4m 47s data for Testing.
With the Edge Impulse Data explorer, you can represent your dataset visually, detect outliers, and label unlabeled data. This gives us a quick overview of our complete dataset. To learn more about the Data explorer, you can review the documentation here.
This is our dataset visualization that was generated using the Data explorer.
In this project we only care about the “Accident” keyword, and “Unknown” and “Noise” are not useful for us. As you can see, some of our “Accident” keywords are located in the “Noise” cluster, and a few of them also reside in the “Unknown” cluster of data. Upon examining the ones residing in the Noise cluster a bit closer, we observed that some of them are noises that came about as a result of improper keyword splitting. The remaining items are audio that is unclear or hard to discern the word being spoken, that's how they ended up in the Noise class. Here is one example we found that is indeed an “Accident” keyword that is misclassified in the Noise cluster.
So we deleted the extreme outlying “Accident” keywords that are misclassified and rebalanced the dataset, making it look much cleaner.
Now it is time to create an Impulse, which is the machine learning pipeline built by Edge Impulse.
For our Processing block, we used Audio (MFE), which is great for the keyword spotting and worked very well with our data.
This is the MFCC Feature generation details page, presented after clicking Save Impulse.
On the right side, we can see the Mel Cepsteral Coefficients of the data, and on the left side the hyper parameters for generating the Mel Frequency Cepstral Coefficients. We are going to leave the default parameters, because they work very well for keyword spotting.
These are the Features generated for our data, shown in a similar format as the Data explorer, for quick visual reference.
With all our data processed, it's time to start training a neural network.
To build our neural network, we simply start by clicking Classifier on the left. The Neural Network default settings might work ok, but you can fine tune them if you need to. More information on the settings can be found in the documentation located here.
Here are our neural network settings and architecture, which work very well for our data.
By enabling Data augmentation, Edge Impulse will make small changes and variations to the dataset, making it more resilient and improving the overall performance by preventing overfitting. Here we used 1-D convolutional architecture which works great for keyword spotting. Let’s take a look at the resulting performance to validate our mode and ensure it’s doing what we expect.
Our dataset is not really that large, and yet we got 94.4% accuracy, so this is pretty good and we can proceed with this model.
The next step in the process is to test the model on some new, unseen data before deploying it in the real world.
When we collected data, we set aside that 4 minutes and 47 seconds of data for Testing, which was not used in the creation and training of the model. Now it can be used for Testing, by simply clicking on Model Testing on the left.
After letting it run, it looks like we got around 87% accuracy. Not as high as our predicted 94% accuracy, but still very good.

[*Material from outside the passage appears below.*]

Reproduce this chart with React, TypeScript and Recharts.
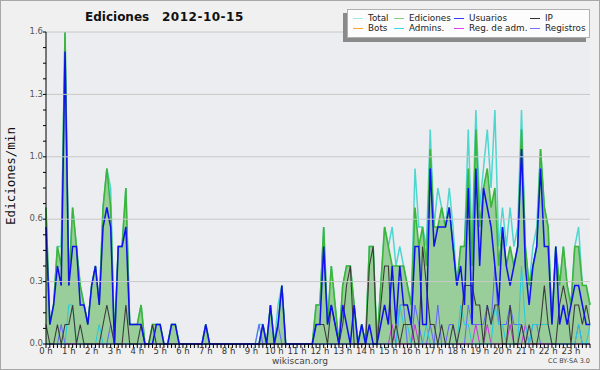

To deploy our model onto the device, back in the mobile App you can simply go to the Deployment tab and click on the Build option. The App will start building our project, and then deploy the firmware directly to our Thingy:53 upon completion.
After successfully deploying the model to the device, we can start our inferencing by switching to the Inferencing tab in the App.
This video shows real-time inferencing in the Thingy:53.
This project showed how to teach a Thingy:53 to recognize a keyword, commonly known as “keyword spotting”. The process began with recording the word we are interested in recognizing, ensuring we have enough data for a quality dataset, building an Edge Impulse machine learning model, then deploying the model to the device. The keyword used in this project was “Accident”, though any word could be used. Further work on this topic could then add new capabilities beyond the keyword spotting to add voice recording, logging to a dashboard, or similar expanded functionality.